Custom state passing is made possible with Azure Data Factory. Custom state passing is an activity that created output or the state of the activity that needs to be consumed by a subsequent activity in the pipeline. An example is that in a JSON definition of an activity, you can access the output of the previous activity. Using custom state passing enables you to build workflows where values are passing through activities.

Looping containers

The looping containers umbrella of control flow such as the ForEach activity defines repetition in a pipeline. It enables you to iterate over a collection and runs specified activities in the defined loop. It works similarly to the 'for each looping structure' used in programming languages. Besides each activity, there is also an Until activity. This functionality is similar to a do-until loop used in programming. What it does is running a set of activities (do) in a loop until the condition (until) is met.

Trigger-based flows

Pipelines can be triggered by on-demand (event-based, for example, blob post) or wall-clock time.

Invoke a pipeline from another pipeline

The Execute Pipeline activity with Azure Data Factory allows a Data Factory pipeline to invoke another pipeline.

Delta flows

Use-cases related to using delta flows are delta loads. Delta loads in ETL patterns will only load data that has changed since a previous iteration of a pipeline.

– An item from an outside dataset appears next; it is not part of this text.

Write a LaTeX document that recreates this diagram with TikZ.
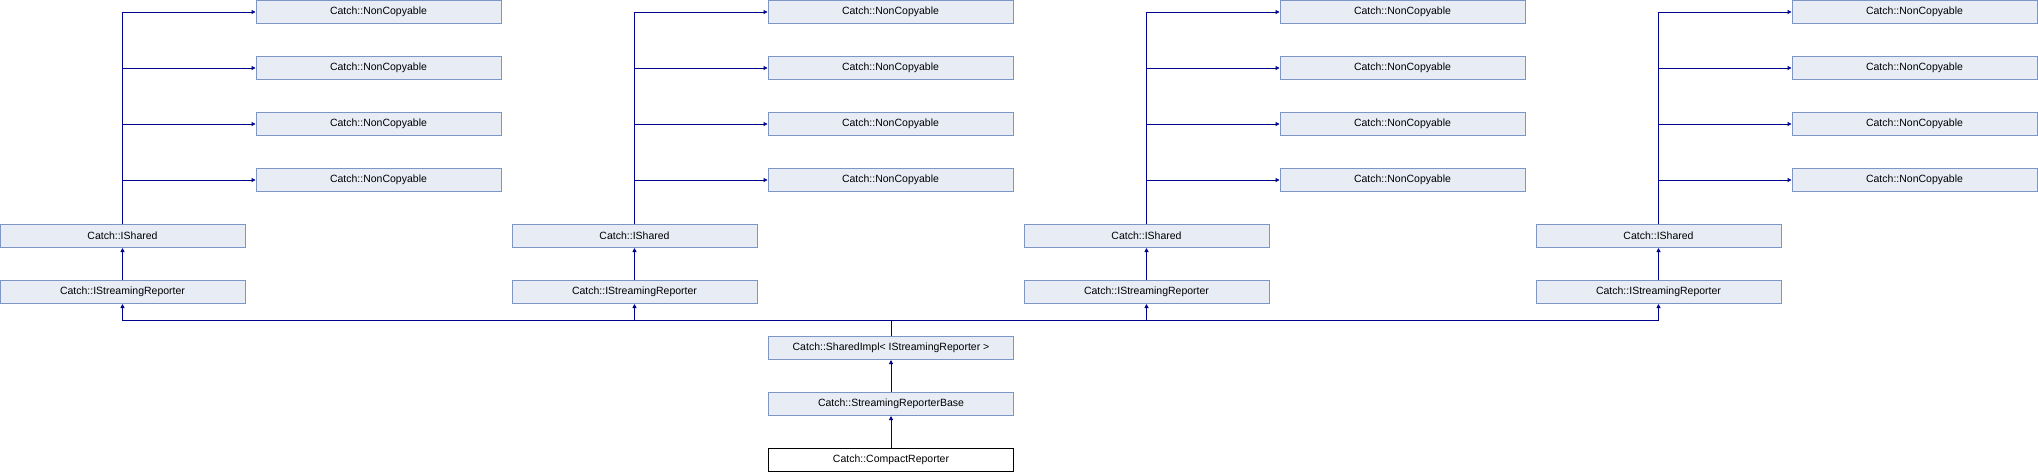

Capabilities such as lookup activity, and flexible scheduling helps handling delta load jobs. In the case of using a Lookup activity, it will read or look up a record or table name value from any external source. This output can further be referenced by succeeding activities.

Other control flows

There are many more control flow activities. See the following items for other useful activities:

  • Web activity: The web activity in Azure Data Factory using control flows, can call a custom RESTendpoint from a Data Factory pipeline. Datasets and linked services can be passed in order to get consumed by the activity.

  • Get metadata activity: The Get metadata activity retrieves the metadata of any data in Azure Data Factory.